Accounting for the Deepwater Horizon crude (nearly 200 million gallons) and its impact on the ocean and coastal environments has meant taking countless samples, and tagging them chemically. Oil is made of thousands of compounds, "each with a different personality, or behavior, like a teenager," says Reddy, and nature treats these diverse oils in different ways: "Some evaporate, some biodegrade, or break down with sunlight." Reddy says, "I want to know who's (in deep water now), who used to be, and why the other guy is on the surface." This means "punching holes in the water collecting as many data points as possible."
The result of this work, involving hundreds of surveys by Reddy and other scientists, has costly legal ramifications for BP and the government, not to mention significant consequences for ecosystems and people living along the Gulf. And the outcome of this research will unfold not over months, but likely over decades, with lingering uncertainties about the ultimate disposition of the oil. "If we can say about 50% evaporated, about 1/3rd biodegraded and we don't know where the rest went," says Reddy, "that might be the best we can get."

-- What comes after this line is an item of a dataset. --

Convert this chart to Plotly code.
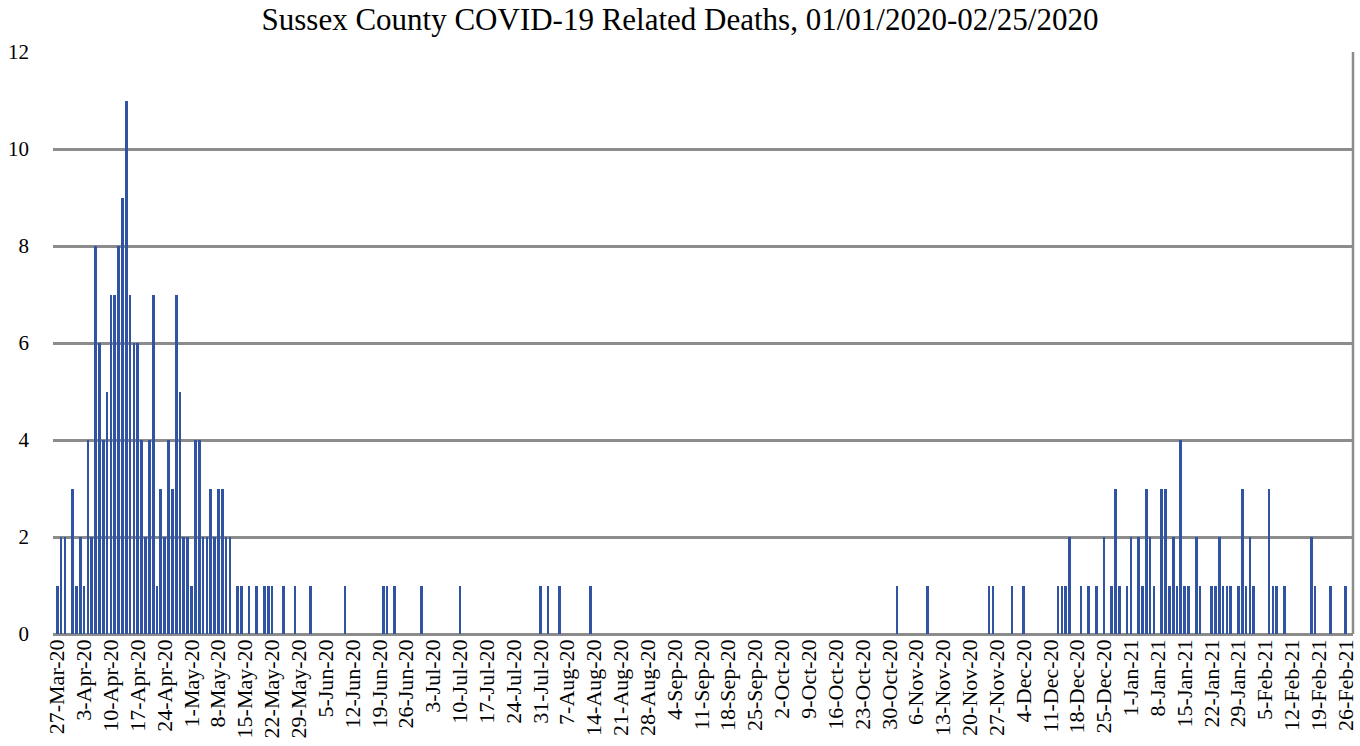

About the Speaker(s): Christopher Reddy studies pollution, especially oil spills, in the marine environment. He often employs novel analytical techniques to solve difficult, "real world" problems. His overall goal is to provide society with the most pertinent and concrete information necessary for addressing the health of the environment.
Reddy and his research group have studied the fate of the Florida oil spill, which occurred in September 1969 off Cape Cod, Massachusetts where petroleum residues continue to persist in salt marshes. His work has shown that in some locations the amount and composition of the oil has not changed for more than two decades. Reddy also studies the chemistry of oil that seeps out naturally from the ocean floor off the coast of Santa Barbara, California. He has also researched the sources and fate of molecules emitted from the combustion of gasoline, oil, biodiesel, coal, and wood.
More recently, Reddy has become concerned about the impacts of carbon nanotubes (tiny cylindrical carbon molecules used in electronics and a variety of other industrial applications) on the environment and the potential releases of chemicals during the industrialization of emerging nations.
Reddy has written over 20 editorials on science"based issues for the San Francisco Chronicle, Boston Globe, and Science magazine, among others. He has provided expert testimonies on oil spills for the Commonwealth of Massachusetts, US Coast Guard, and US Congress and advised members of both the US House of Representatives and Senate on alternative"fuels and nanoparticles.